— start DATA SECTION —
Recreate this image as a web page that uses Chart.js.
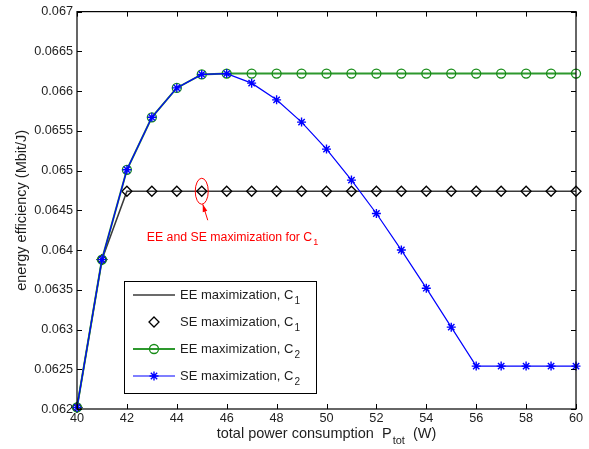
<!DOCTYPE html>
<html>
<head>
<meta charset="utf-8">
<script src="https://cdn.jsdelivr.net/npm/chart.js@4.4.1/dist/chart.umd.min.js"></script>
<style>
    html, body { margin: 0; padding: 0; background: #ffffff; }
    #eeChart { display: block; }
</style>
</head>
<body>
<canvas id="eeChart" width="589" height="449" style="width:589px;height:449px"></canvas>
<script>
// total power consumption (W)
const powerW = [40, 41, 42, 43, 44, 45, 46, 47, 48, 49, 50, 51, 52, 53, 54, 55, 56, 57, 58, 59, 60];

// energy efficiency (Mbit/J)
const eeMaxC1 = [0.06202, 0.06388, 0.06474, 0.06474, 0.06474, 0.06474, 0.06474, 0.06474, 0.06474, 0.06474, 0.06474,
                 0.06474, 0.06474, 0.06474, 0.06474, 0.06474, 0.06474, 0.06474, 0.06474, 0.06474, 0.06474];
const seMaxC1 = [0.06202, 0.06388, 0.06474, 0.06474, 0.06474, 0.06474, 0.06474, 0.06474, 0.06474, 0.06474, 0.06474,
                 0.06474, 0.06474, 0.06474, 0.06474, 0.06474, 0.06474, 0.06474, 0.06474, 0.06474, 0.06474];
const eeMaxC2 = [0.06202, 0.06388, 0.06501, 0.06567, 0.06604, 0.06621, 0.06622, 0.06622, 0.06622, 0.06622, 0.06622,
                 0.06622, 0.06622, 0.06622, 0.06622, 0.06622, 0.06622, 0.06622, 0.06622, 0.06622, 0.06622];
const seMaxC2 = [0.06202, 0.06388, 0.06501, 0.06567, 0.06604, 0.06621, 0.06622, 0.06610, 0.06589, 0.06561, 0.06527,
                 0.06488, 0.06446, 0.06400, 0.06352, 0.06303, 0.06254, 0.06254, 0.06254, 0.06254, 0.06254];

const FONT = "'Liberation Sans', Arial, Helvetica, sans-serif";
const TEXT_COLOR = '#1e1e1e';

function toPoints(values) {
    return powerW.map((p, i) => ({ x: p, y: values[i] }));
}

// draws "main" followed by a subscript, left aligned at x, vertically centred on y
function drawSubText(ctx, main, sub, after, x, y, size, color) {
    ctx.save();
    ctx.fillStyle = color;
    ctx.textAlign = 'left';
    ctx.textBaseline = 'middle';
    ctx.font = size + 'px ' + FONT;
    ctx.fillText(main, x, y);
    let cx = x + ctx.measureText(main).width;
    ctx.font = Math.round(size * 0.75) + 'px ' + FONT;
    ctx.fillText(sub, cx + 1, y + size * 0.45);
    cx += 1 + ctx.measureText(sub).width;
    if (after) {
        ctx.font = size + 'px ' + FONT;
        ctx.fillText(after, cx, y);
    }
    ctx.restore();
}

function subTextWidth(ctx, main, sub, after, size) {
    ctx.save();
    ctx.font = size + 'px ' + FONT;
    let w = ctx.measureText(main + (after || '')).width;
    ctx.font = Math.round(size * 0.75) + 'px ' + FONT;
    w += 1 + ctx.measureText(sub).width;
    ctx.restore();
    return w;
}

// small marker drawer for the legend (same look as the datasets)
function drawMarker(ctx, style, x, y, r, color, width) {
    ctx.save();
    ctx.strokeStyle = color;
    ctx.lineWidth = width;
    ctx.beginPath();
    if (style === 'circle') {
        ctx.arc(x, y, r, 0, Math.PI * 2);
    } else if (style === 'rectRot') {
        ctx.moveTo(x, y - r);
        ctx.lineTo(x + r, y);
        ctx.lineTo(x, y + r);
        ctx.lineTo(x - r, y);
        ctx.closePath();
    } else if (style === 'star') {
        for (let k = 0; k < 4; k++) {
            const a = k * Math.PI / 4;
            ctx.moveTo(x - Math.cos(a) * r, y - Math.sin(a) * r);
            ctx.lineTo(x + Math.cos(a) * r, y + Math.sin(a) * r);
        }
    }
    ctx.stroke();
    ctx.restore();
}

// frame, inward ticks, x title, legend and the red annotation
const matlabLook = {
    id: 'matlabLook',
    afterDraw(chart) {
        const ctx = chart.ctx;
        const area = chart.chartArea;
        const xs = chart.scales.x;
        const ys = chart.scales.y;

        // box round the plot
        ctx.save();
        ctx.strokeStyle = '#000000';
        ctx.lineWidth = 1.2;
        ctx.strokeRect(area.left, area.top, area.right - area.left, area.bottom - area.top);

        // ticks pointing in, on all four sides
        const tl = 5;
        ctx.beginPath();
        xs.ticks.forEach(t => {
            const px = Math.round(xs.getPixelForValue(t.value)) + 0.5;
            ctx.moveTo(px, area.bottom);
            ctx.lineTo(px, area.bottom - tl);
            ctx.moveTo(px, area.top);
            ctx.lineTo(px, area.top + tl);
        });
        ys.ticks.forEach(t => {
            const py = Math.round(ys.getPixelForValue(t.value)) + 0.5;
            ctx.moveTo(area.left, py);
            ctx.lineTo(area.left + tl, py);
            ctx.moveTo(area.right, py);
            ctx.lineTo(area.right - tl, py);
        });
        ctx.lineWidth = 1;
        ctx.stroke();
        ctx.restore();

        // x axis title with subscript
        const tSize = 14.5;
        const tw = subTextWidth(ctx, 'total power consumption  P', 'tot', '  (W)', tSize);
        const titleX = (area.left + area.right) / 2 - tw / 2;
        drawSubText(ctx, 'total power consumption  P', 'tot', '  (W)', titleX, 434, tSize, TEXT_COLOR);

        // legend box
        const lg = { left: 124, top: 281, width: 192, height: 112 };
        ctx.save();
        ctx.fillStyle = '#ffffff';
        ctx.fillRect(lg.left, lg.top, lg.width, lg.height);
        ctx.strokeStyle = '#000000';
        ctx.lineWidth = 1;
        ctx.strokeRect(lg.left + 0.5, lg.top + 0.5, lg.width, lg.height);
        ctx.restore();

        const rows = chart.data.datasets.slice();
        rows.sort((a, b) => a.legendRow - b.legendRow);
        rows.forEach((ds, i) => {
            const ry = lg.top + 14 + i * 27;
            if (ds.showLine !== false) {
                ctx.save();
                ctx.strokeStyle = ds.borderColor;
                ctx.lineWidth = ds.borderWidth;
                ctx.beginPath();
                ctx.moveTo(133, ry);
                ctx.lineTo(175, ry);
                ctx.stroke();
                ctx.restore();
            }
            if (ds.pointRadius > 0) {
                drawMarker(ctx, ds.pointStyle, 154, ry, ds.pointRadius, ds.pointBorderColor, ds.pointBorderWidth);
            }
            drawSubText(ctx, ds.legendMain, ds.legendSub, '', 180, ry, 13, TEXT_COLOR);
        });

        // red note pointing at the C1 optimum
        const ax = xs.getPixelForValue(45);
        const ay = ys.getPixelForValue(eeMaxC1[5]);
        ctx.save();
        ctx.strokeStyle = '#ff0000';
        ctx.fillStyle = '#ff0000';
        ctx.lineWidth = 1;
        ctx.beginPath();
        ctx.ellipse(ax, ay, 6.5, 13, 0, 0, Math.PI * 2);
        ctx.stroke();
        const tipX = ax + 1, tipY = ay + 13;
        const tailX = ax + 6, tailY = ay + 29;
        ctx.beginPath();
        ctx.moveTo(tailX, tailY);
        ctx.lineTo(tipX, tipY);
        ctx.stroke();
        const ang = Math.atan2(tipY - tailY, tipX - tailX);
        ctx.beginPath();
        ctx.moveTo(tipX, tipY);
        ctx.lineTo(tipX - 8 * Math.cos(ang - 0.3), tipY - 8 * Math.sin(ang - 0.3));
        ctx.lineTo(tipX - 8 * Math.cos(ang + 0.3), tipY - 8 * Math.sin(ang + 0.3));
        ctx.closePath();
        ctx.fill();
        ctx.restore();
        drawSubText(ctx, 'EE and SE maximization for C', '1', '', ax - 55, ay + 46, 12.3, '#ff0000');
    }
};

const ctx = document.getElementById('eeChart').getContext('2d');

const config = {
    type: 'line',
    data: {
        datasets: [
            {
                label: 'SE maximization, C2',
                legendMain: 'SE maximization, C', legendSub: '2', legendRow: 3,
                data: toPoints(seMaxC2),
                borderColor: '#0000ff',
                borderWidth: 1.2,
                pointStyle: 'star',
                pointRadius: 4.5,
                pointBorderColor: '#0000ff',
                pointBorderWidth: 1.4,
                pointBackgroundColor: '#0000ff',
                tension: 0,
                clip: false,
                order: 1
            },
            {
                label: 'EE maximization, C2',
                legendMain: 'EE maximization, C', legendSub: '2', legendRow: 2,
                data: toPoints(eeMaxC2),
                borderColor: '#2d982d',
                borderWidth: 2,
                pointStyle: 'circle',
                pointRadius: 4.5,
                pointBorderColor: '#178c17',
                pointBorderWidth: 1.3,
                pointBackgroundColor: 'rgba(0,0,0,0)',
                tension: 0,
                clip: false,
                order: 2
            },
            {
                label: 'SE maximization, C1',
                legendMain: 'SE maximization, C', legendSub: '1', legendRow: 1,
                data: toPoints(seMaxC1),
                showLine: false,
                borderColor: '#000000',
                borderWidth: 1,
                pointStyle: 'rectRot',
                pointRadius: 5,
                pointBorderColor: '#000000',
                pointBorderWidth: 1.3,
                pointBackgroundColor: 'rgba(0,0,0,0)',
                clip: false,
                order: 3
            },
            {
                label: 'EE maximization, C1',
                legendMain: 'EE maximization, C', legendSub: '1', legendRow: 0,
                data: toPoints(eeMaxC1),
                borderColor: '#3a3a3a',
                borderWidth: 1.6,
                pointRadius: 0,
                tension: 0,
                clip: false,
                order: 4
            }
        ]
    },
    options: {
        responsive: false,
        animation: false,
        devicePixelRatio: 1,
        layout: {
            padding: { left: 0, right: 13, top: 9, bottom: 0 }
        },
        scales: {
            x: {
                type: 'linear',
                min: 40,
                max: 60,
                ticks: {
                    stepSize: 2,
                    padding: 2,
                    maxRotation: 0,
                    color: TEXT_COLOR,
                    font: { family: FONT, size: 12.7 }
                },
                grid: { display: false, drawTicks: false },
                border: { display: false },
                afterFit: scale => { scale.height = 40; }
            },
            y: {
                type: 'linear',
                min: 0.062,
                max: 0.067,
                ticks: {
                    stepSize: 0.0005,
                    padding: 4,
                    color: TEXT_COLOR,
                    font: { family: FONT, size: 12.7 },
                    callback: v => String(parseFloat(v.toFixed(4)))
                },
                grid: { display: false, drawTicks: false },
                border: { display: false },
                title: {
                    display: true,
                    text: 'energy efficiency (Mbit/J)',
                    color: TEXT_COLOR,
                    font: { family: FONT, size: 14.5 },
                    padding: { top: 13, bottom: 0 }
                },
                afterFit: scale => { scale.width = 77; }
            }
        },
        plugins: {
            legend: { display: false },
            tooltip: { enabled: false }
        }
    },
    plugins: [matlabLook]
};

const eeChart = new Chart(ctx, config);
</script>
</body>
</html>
— end DATA SECTION —
*TO DO:* Write out each line of the listing above, exactly, from its first line to the line holding "58, 59, 60];", inclusive. Skip the pictures.

*RESULT:*
Recreate this image as a web page that uses Chart.js.
<!DOCTYPE html>
<html>
<head>
<meta charset="utf-8">
<script src="https://cdn.jsdelivr.net/npm/chart.js@4.4.1/dist/chart.umd.min.js"></script>
<style>
    html, body { margin: 0; padding: 0; background: #ffffff; }
    #eeChart { display: block; }
</style>
</head>
<body>
<canvas id="eeChart" width="589" height="449" style="width:589px;height:449px"></canvas>
<script>
// total power consumption (W)
const powerW = [40, 41, 42, 43, 44, 45, 46, 47, 48, 49, 50, 51, 52, 53, 54, 55, 56, 57, 58, 59, 60];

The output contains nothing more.